I assume that there were some female engineers before 1900, though perhaps not with an official engineering degree; after all, inventors have been around forever and it is no great leap of imagination that some of those inventors were women. And you might argue that we don’t really know any famous female engineers because they haven’t contributed anything major, but I will argue back that a lot of progress happens in little bits and every little contribution has been necessary to get to those major leaps. (Come to think of it, I don’t think I can name any great engineers off the top of my head.)

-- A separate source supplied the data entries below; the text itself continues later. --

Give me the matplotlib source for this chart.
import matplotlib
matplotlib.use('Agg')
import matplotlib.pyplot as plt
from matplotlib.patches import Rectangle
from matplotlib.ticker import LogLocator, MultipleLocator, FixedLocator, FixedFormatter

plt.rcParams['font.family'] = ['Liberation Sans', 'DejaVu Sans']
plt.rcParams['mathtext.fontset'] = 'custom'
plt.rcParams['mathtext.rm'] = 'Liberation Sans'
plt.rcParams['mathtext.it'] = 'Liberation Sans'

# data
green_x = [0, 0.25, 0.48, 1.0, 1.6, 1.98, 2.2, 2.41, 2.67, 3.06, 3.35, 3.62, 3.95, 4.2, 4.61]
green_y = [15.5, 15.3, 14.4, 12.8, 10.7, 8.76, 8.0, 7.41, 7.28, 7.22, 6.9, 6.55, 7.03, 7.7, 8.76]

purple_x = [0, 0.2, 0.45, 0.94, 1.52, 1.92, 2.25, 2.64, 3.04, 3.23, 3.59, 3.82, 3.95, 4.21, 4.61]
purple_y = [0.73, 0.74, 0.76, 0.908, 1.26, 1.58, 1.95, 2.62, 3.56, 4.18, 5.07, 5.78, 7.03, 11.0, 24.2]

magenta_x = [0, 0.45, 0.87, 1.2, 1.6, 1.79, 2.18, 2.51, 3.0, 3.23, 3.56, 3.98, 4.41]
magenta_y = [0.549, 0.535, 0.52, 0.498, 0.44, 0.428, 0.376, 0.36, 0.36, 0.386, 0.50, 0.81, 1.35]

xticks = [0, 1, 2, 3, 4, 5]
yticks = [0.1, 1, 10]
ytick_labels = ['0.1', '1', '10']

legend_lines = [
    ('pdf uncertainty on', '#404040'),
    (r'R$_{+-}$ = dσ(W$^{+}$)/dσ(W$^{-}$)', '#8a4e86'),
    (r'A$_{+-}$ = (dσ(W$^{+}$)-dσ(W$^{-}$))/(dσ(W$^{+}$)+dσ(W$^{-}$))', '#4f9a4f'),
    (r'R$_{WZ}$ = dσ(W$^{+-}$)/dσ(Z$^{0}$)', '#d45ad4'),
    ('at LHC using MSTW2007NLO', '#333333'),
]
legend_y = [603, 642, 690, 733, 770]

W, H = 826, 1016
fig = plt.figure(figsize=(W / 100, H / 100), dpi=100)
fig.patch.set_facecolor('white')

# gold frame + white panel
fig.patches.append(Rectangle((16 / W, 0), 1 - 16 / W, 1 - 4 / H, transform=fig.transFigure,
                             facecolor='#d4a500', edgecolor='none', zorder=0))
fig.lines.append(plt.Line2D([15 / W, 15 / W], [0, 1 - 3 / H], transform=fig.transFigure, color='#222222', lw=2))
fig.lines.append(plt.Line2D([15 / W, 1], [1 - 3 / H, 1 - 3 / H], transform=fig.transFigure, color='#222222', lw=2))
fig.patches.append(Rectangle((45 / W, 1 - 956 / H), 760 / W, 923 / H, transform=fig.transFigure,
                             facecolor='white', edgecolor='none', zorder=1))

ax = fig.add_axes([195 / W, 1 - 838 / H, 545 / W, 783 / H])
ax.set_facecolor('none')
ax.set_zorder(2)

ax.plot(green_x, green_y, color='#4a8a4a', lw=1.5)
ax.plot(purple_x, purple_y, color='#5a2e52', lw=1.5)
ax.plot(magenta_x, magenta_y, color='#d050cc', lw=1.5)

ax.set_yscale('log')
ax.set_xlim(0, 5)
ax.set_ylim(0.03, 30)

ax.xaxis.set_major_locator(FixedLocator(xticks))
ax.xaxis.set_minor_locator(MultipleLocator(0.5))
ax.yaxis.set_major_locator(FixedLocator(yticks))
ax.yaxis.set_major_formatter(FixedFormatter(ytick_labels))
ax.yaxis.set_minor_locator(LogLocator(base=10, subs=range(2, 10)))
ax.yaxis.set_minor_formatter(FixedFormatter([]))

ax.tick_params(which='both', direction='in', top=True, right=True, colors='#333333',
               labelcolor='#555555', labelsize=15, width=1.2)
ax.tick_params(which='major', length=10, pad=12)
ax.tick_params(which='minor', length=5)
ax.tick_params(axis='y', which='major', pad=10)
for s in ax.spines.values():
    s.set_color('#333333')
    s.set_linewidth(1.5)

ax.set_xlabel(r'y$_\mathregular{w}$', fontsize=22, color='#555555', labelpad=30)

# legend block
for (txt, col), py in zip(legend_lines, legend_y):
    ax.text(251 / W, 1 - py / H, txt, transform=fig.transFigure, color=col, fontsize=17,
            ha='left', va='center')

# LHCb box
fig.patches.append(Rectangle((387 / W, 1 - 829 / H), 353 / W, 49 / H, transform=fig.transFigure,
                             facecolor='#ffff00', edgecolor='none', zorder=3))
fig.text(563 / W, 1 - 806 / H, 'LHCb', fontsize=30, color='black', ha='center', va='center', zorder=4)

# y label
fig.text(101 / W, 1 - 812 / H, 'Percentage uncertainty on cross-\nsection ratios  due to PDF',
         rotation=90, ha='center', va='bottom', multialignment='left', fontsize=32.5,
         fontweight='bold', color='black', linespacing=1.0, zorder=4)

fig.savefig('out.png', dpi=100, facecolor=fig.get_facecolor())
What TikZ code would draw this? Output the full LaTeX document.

As there are quite some great female scientists, there are some great female engineers, and naming the first ones is only the start of a long list, that I am positive will grow longer in the future. Perhaps one day, I’ll find my name on that list. (I doubt it, but it can’t hurt to be ambitious, eh.)
Relevant addition:
“It is only following out nature. As a child, I never cared for things that girls usually do; dolls never possessed any charms for me. I couldn’t see the sense of cuddling bits of porcelain with senseless faces; the only things I wanted were a jack-knife, a gimlet, and pieces of wood. My friends were horrified. I was called a tomboy, but that made little impression on me. I sighed sometimes, because I was not like other girls, but wisely concluded that I couldn’t help it, and sought further consolation from my tools. I was always making things for my brothers. I was famous for my kites; and my sleds were the envy and admiration of all the boys in town. I’m not surprised at what I’ve done. I’m only sorry I couldn’t have had as good a chance as a boy, and have been put to my trade regularly.”
Quote from Margaret Knight (1833-1914), American inventor, possibly worth being named an earlier female engineer that the two I’ve mentioned in my post. When she was 12, she devised a stop mechanism that would prevent her fellow workers in a factory from getting injured. She is the most-famous female inventor of the 19th century and eventually had 87 patents in her name.